Last year county leaders struggled to keep increases to the tax levy under ten percent. So in order to deal with this new two percent cap, Douglas and his colleagues established a tax cap subcommittee.

“We’ve got to come up with a plan,” Douglas said. “It could mean anything. It could be a recommendation from this committee to freeze hiring, it could mean layoffs, it could mean freezing travel, it could mean doing away with some of the items that we currently budget for.”

Much like last year, Douglas said some popular county services are back on the chopping block – things like the Horace Nye Nursing Home and the fish hatchery, for example.

Douglas said lawmakers and taxpayers will have to answer some tough questions in the coming months.

“Every year we go into the hole around $2 million on the nursing home, and it’s not that we don’t want to provide a nursing home for our residents,” Douglas said. “But can I actually put on the backs of 39,000 residents a 100-bed nursing home for 99 to 100 people? Can I do that anymore? Can the Essex County residents afford this burden?”
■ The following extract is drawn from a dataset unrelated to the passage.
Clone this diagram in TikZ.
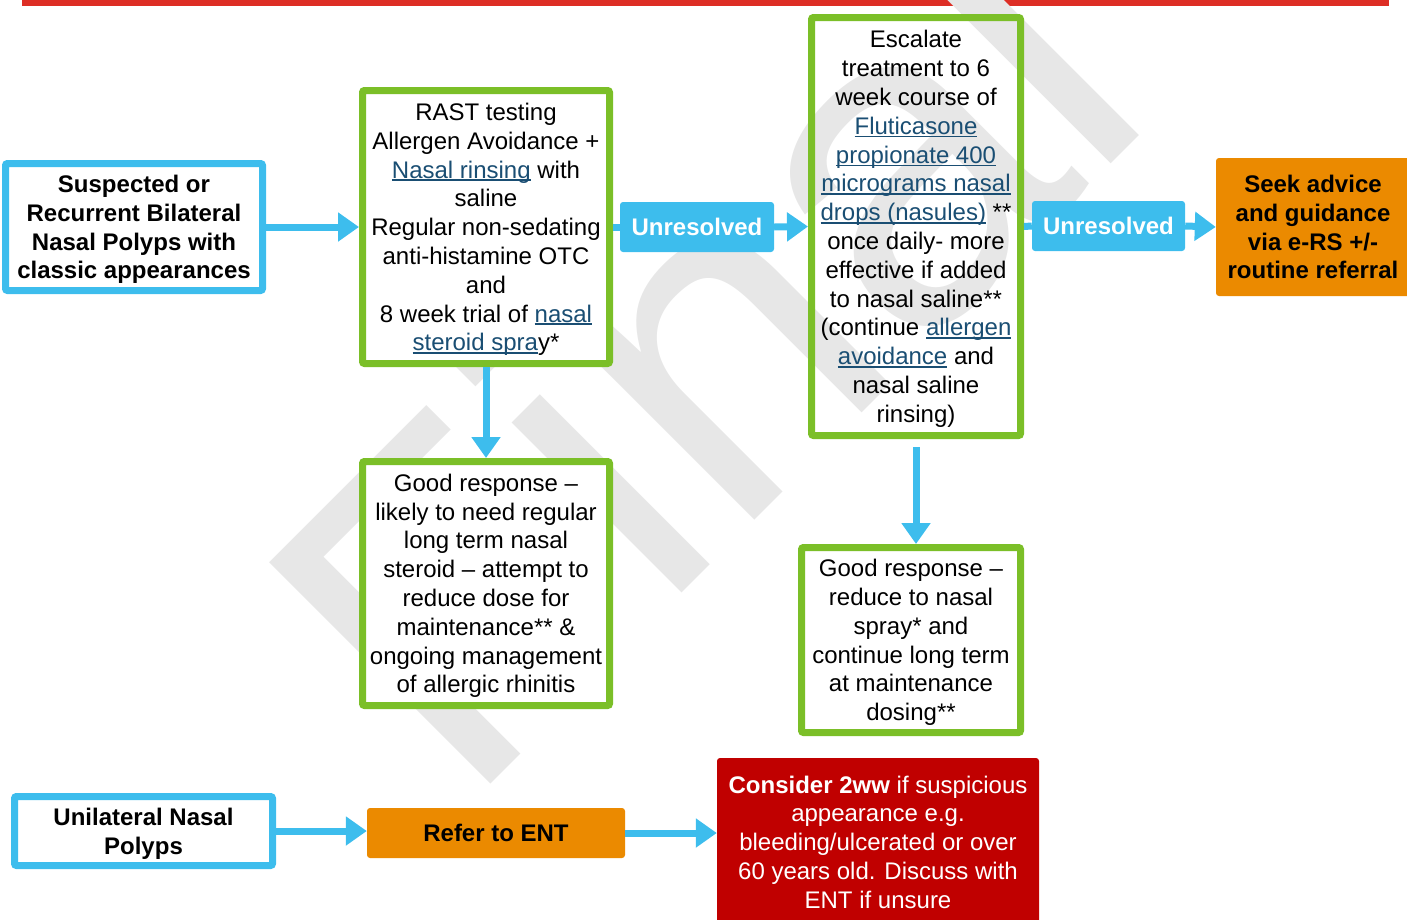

Douglas said he wants to bring county workers back to the negotiation table in hopes of gaining some concessions ahead of what’s sure to be a tough budgeting season. “It’s going to be a change, but I think it’s something that we can work with," he said.

State Senator Betty Little was an ardent supporter of the tax cap bill. She said other states, like Pennsylvania and Massachusetts, survived similar laws and eventually shed their reputations as tax-laden governments.

According to Little, there are measures in the law that offer some reprieve for counties like Essex. “Capital projects, any pension costs over two percent – there’s some consideration that it won’t be included,” she said. “For instance if their pension costs went up five percent, only two percent of those pension costs would be included in the tax levy limitation.”

Little adds that some mandate relief was included in the legislation, and she says more is on the way.

Douglas said he’s going to need specifics soon, as Essex County is already piecing together its 2012 budget, a fiscal plan he hopes won’t include layoffs. “We’re going to be forced – our hands are going to be forced to do more with less, and that could include personnel reductions,” he said.

County lawmakers learned at this week’s meeting that the new tax cap could limit tax growth next year to just $147,000.

For North Country Public Radio, I’m Chris Morris.